What is the output of strace -tt umount -l /path/to/nfs/mount?

----------

## Bircoph

 *audiodef wrote:*   

> I used to have trouble shutting down the host machine or unmounting NFS shares if I turned off the shared machine before unmounting, but not lately. I didn't do anything to fix it, so I'm guessing something got updated in my regular monthly updates that fixed it for me. 
> 
> What's your emerge --info? I can take a look and compare it to mine and see if anything stands out.
> 
> 

 

I don't think this is the issue. We tried on multiple hosts, only two of them are Gentoo, some of them haven't been updated for a year, some other are just the latest in their distribution. And all of them has this issue.

The server is Debian GNU/Linux wheezy/sid, 3.2.0-2-amd64 kernel, userspace nfs utils are 1.2.5-4.

On Gentoo client is net-fs/nfs-utils-1.2.4[caps elibc_glibc ipv6 kerberos nfsv3 nfsv4 tcpd -nfsidmap -nfsv41].

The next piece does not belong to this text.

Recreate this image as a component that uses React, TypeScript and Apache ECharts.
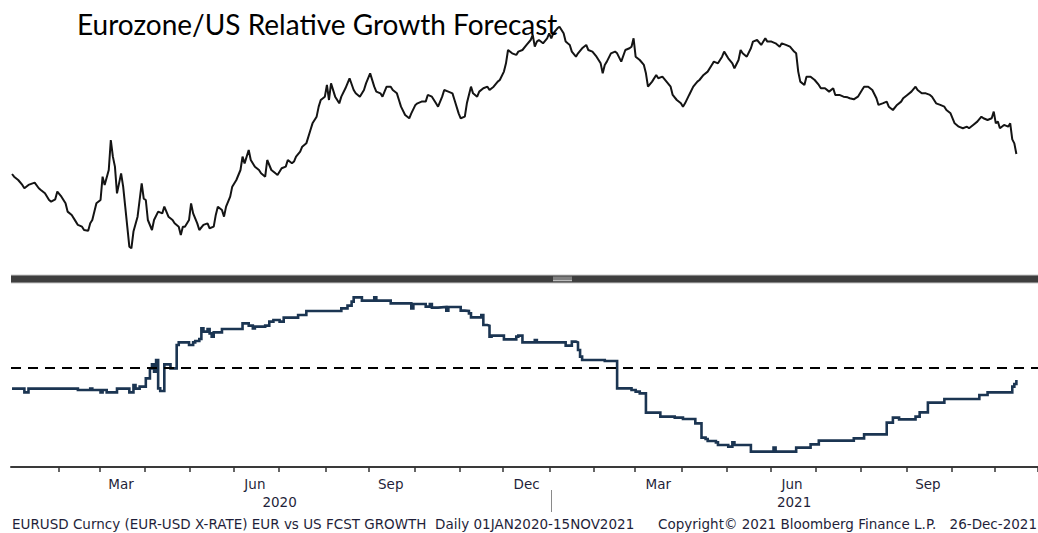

emerge --info is available here: http://paste.pocoo.org/show/574061/

 *Hu wrote:*   

> 
> 
> What is the output of strace -tt umount -l /path/to/nfs/mount?
> 
> 

 

For the case with -o soft output from

strace -f -tt umount -l /path/to/nfs/mount

is available here: http://paste.pocoo.org/show/574066/

In short, umount system call fails:

umount("/mnt/cube", MNT_DETACH) = -1 ESTALE (Stale NFS file handle)

----------

## Hu

Soft is not as interesting as hard.  Could you provide the strace with a hung hard mount?

----------

## Bircoph

As you wish, but it is essentially the same: http://paste.pocoo.org/show/574369/

from /proc/mounts:

 *Quote:*   

> 
> 
> 10.4.41.57:/srv/hosts/test /mnt/cube\040(deleted) nfs4 rw,relatime,vers=4,rsize=524288,wsize=524288,namlen=255,hard,proto=tcp,port=0,timeo=600,retrans=2,sec=sys,clientaddr=10.4.41.89,minorversion=0,local_lock=none,addr=10.4.41.57 0 0
> 
> 

 

The only point I can't understand is why umount doesn't stall now, though hard option is used.

----------

## mva

Is it still no solution for that?  :Sad: 

----------

## Bircoph

There is no proper solution to my knowledge.

ATM we're using NFSv3. Also you may try to setup a fake NFS server.

----------